The overexcavation and replacement method has its faults, too. It costs a lot, mainly because of the large volumes of soil that have to be taken out and replaced. In high groundwater areas, excavations can be unstable and can undermine nearby structures, the underpinning of which adds to the cost. On some projects, water seepage can delay work and otherwise cause excavation and construction costs to escalate. Dewatering associated with deep excavations can also cause unexpected migration of contaminants that flow with the water toward the excavation.

Finished rock pad for one of the 10 new 80,000-gallon tanks being constructed at the Houston Fuel Oil Terminal Company, Houston, TX. Beneath the pad are 315 rammed aggregate pier elements, each of which is 14.5 feet deep and 30 inches in diameter.

Inset: Road grader puts finishing touches on the rock pad. Photos by Bill Millstead, Millstead Photography

In 1984, driven mainly by growing frustration with this ancient technology, Dr. Nathaniel S. Fox (then a geotechnical engineering consultant with a PhD in that field from Iowa State University) began developing an improved method of providing soil reinforcement to support shallow foundations. A couple of years later, Dr. Fox began collaborating with Dr. Evert Lawton, an associate professor at the University of Miami (FL). Together, Fox and Lawton developed a new technology called the Rammed Aggregate Pier™ soil-reinforcement system, for which they were subsequently granted a US patent (No. 5,249,892) and foreign patents. Available from the Geopier Foundation Company, Inc., the system is referred to as the Geopier Intermediate Foundation. It is being marketed as an alternative to deep foundations and as an alternative to overexcavation and replacement.

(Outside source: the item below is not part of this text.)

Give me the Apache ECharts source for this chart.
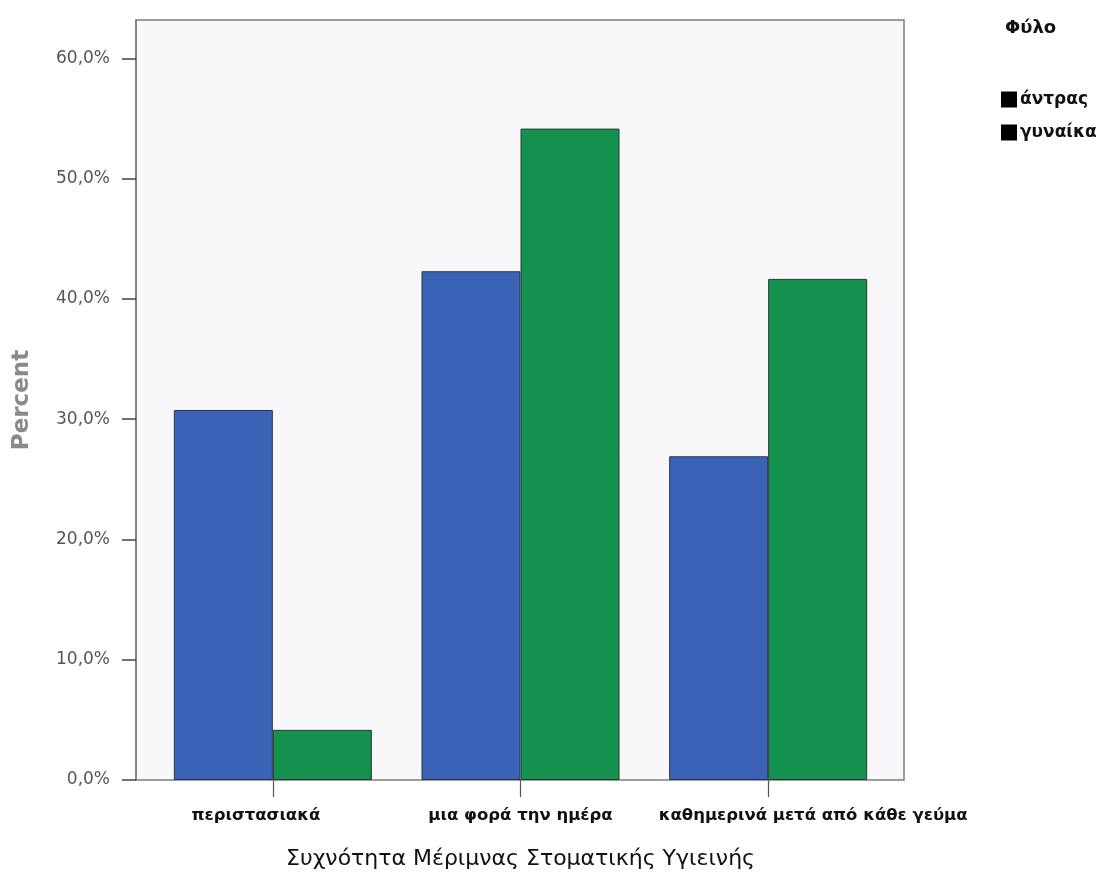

The alternative technology
The Geopier Intermediate Foundation does two things at once. First, it supports structures built on top of it by distributing the foundation loads over a larger area of foundation soil. Second, it densifies the soil around the foundation pier. In other words, it actually makes the soil around the pier stronger and better able to withstand vertical and lateral pressures.

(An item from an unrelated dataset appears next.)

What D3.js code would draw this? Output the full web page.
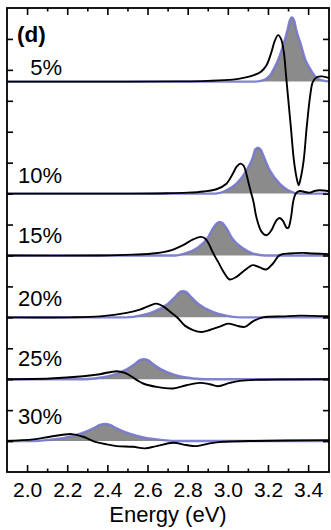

The foundation system consists of a number of elements. An element is constructed by drilling a hole in the soil. If the soil is too loose, the shaft might be drilled inside a casing to prevent the soil from caving in. The depth of an element is determined on the basis of the geotechnical requirements of the project. Most piers are from 10 to 15 feet deep. Hence the name, “intermediate foundation system” is used to distinguish it from deep foundations (which usually are at least 20 feet and often are from 50 to 100 feet deep) and from shallow foundations (no deeper than 4 or 5 feet).

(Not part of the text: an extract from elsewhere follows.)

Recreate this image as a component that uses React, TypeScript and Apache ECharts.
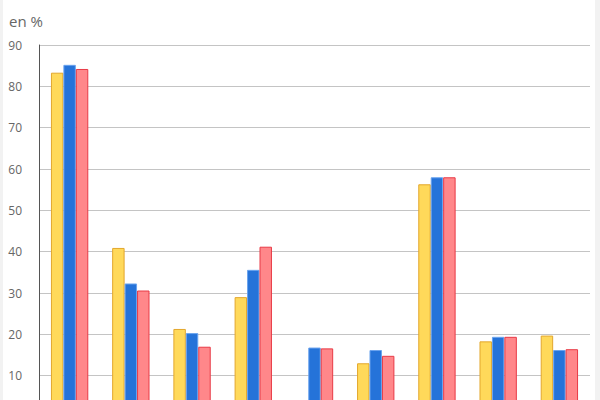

Diagram of a completed rammed aggregate pier element

 Once a hole is drilled, select aggregate stone is rammed into the bottom with a specially designed tamper head. The tamper head has 45-degree sides. Tamping with this tool creates a bottom bulb that vertically pre-strains and pre-stresses the soil surrounding the hole. Stress is the force that is applied by the hydraulic piston divided by the area of the tamper head. Strain is the displacement caused by the stress. Pre-stressing and pre-straining causes the soil matrix to tighten around the bottom bulb, so the soil will be better able to withstand vertical pressure.